Republicans aren’t the only ones weighing in on the Rubio speculation. Rep. Patrick Murphy, who faces Rep. Alan Grayson in the Democratic primary, said no matter what Rubio decides the race will be “about the people of Florida.”

“No matter what Marco Rubio decides, this race won’t be about him — it will be about the people of Florida, and that’s why I’m sure we will win in November. For years Floridians have been disappointed by Marco Rubio’s complete disinterest in the job they elected him to do,” he said in a statement. “Floridians know his record of missing votes, flip-flopping on immigration reform, and fighting against women’s health care. The voters are ready for a Senator who will wake up every day focused on fighting for them.”

Donald Trump urges Marco Rubio to re-enter race for Florida’s U.S. Senate seat

Donald Trump is pushing for Marco Rubio to re-enter the U.S. Senate seat he is scheduled to depart in January.

In a tweet sent Thursday evening, the presumptive Republican presidential nominee called on his former bitter rival to get back into the contest.

Trump’s statement is just the latest indication of how concerned Republicans are that they are increasingly concerned about the fate of the 2016 senate race, where no Republican has broken out of the pact despite months of campaigning.

Democrats (including President Obama and Senate Minority Leader Harry Reid) have put all their chips behind Jupiter Representative Patrick Murphy in his primary against Orlando area Congressman Alan Grayson.
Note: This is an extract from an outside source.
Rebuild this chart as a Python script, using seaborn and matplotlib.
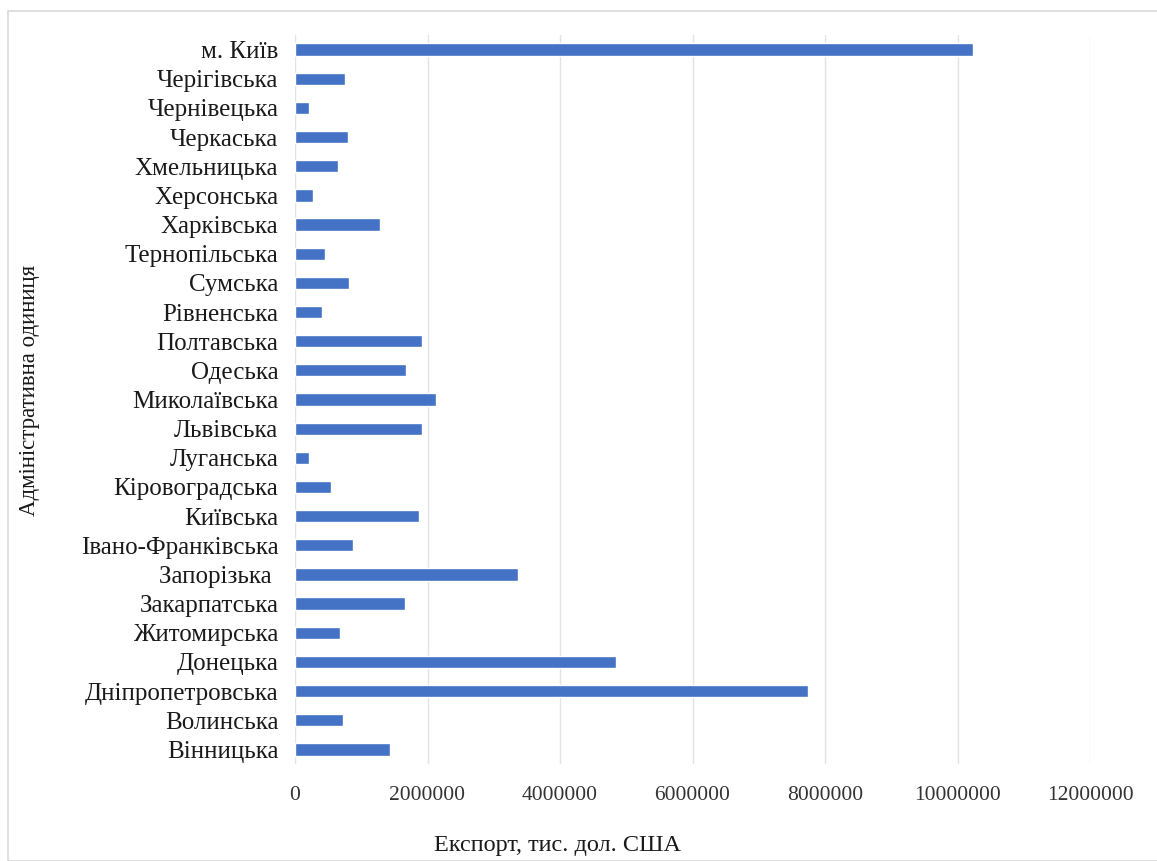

But Murphy has been suffering from a surfeit of negative news coverage over the past few weeks, yet none of the Republicans appear as of yet to be poised to take advantage of his vulnerabilities.

Top GOP senators on Capitol Hill aren’t being very subtle in calling on Rubio to get back into the race.

“Marco Rubio is a very valuable member of the Senate … and earlier this afternoon, I strongly encouraged him to reconsider his decision and seek re-election,” Tennessee Senator Bob Corker said Thursday.

And CNN quoted Mississippi Senator Roger Wicker,  chairman of the National Republican Senatorial Committee, as saying that the prospect of Rubio running for re-election is “certainly within the realm of possibility.”

“It is a very real development,” Wicker added.
Rubio again repeated on Thursday that it is “unlikely” that he’ll get back into the contest, which has led some to speculate that such a statement gives him some wiggle room to get back into the contest. But that would seem unlikely with his all but official endorsement of his friend and political ally, Florida Lieutenant Carlos Lopez-Cantera.
Rubio announced his candidacy for president 15 months ago in Miami. He said at that time that he would not run for reelection. That was different than Kentucky Senator Rand Paul, who like Rubio was elected in the Tea Party surge of 2010. He has steadfastly maintained that he would not get back into the contest. Paul is running for reelection to maintain his seat this year.
In addition to Lopez-Cantera, the other GOP candidates include congressmen David Jolly and Ron DeSantis, former military veteran and defense contractor Todd Wilcox, and private developer Carlos Beruff.
The bitter fissure between the Rubio and Trump appears to be ending, as the party begins to embrace their new and unlikely standard bearer.
On Thursday, Rubio said in a CNN interview with Jake Tapper that, if asked, he would speak on Trump’s behalf at the Republican National Convention in July. “Certainly, yeah. I want to be helpful,” Rubio told Tapper.
Rubio  still has time – the deadline to enter the contest is June 24.